The hesitation lies in whether young people will see it that way. Agriculture has been burdened with decades of underinvestment, and reversing that perception will take more than a single initiative. Yet for the 26 graduates now in post, the shift is already happening.

Early impressions 

Several of the new recruits have spoken about their surprise at the scale of Presco’s operations. It is not just the plantations but the refineries, the biogas facility, and the packaging lines. “You realise it is an entire ecosystem,” one said. Another remarked that the presence of sustainability officers and engineers in the same room as field managers made the work feel less like farming and more like a modern industry.

These are small observations, but they matter. They suggest that the academy is not simply about filling vacancies but about reshaping how a profession is imagined. If it works, graduates in agricultural faculties might begin to see oil palm as a credible destination rather than a reluctant fallback.

A delicate balancing act 

It would be naive to pretend that challenges are not ahead. Training 26 graduates a year will not transform an industry that employs millions. Nor is retention guaranteed: well-trained managers are always attractive to competitors, and many are lured into better-paid sectors.

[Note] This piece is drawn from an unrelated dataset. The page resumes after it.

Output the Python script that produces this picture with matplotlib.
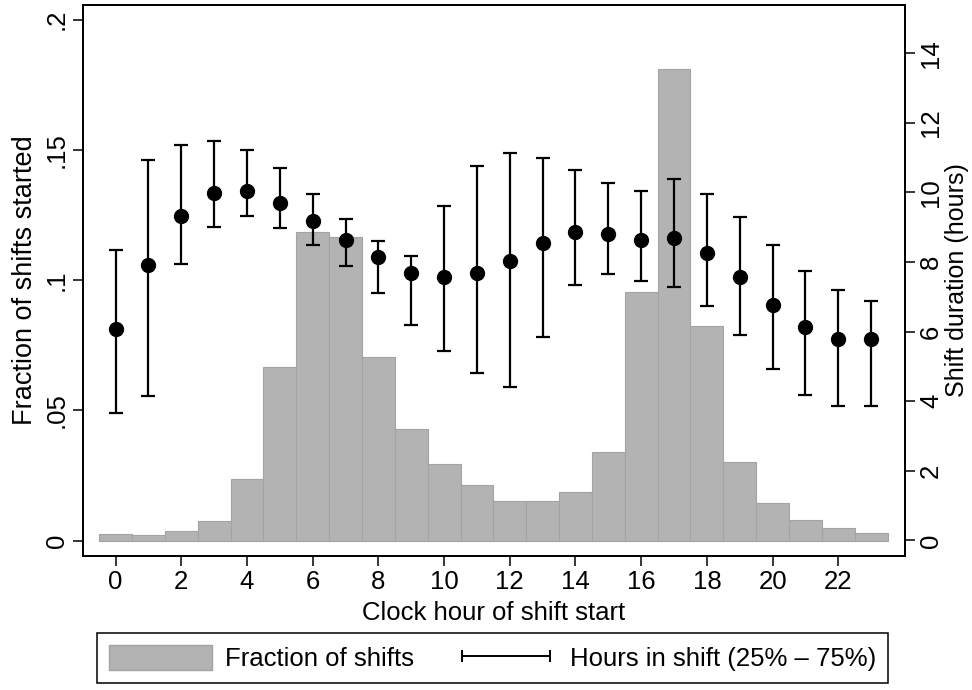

Presco’s executives acknowledge this. Some will leave, they admit, but even those who do may carry the industry forward elsewhere. It is a modest but not unimportant contribution. And in a sector often criticised for failing to create career paths, modest steps are not insignificant.

Beyond the company gates 

There is also a quieter message here, directed less at the graduates themselves than at policymakers and partners. For the government, the academy hints at how private firms might share in the task of youth employment, which remains one of Nigeria’s most pressing challenges. For universities, it signals a willingness to connect classroom learning to industry needs. And for the corporate world more broadly, it points to agriculture as a sector that is beginning to professionalise.

These messages are implied rather than proclaimed, but they do not go unnoticed. “When a company invests like this, it changes the conversation,” said Olawunmi Farominiyi, a policy expert and strategist. “Students start to believe that a career in agribusiness is not only possible but potentially prestigious.” 

A long view 

The academy’s second batch of trainees will begin in September, effectively doubling the size of the inaugural cohort. Over time, Presco and its parent company, the SIAT Group, hope this initiative will develop into a hub for agribusiness leadership across West Africa.

Whether that ambition is realised remains to be seen. Yet there is something slightly different here: the integration of the academy into Presco’s everyday operations gives it a weight that short-term projects often lack.

If it succeeds, the initiative may achieve two things at once. It will provide Presco with the managers it needs for its own growth. But it might also — slowly, and unevenly — help to shift the way agriculture is viewed by the country’s graduates. Not as an afterthought, but as a profession in which one can build a career and, perhaps, even a future.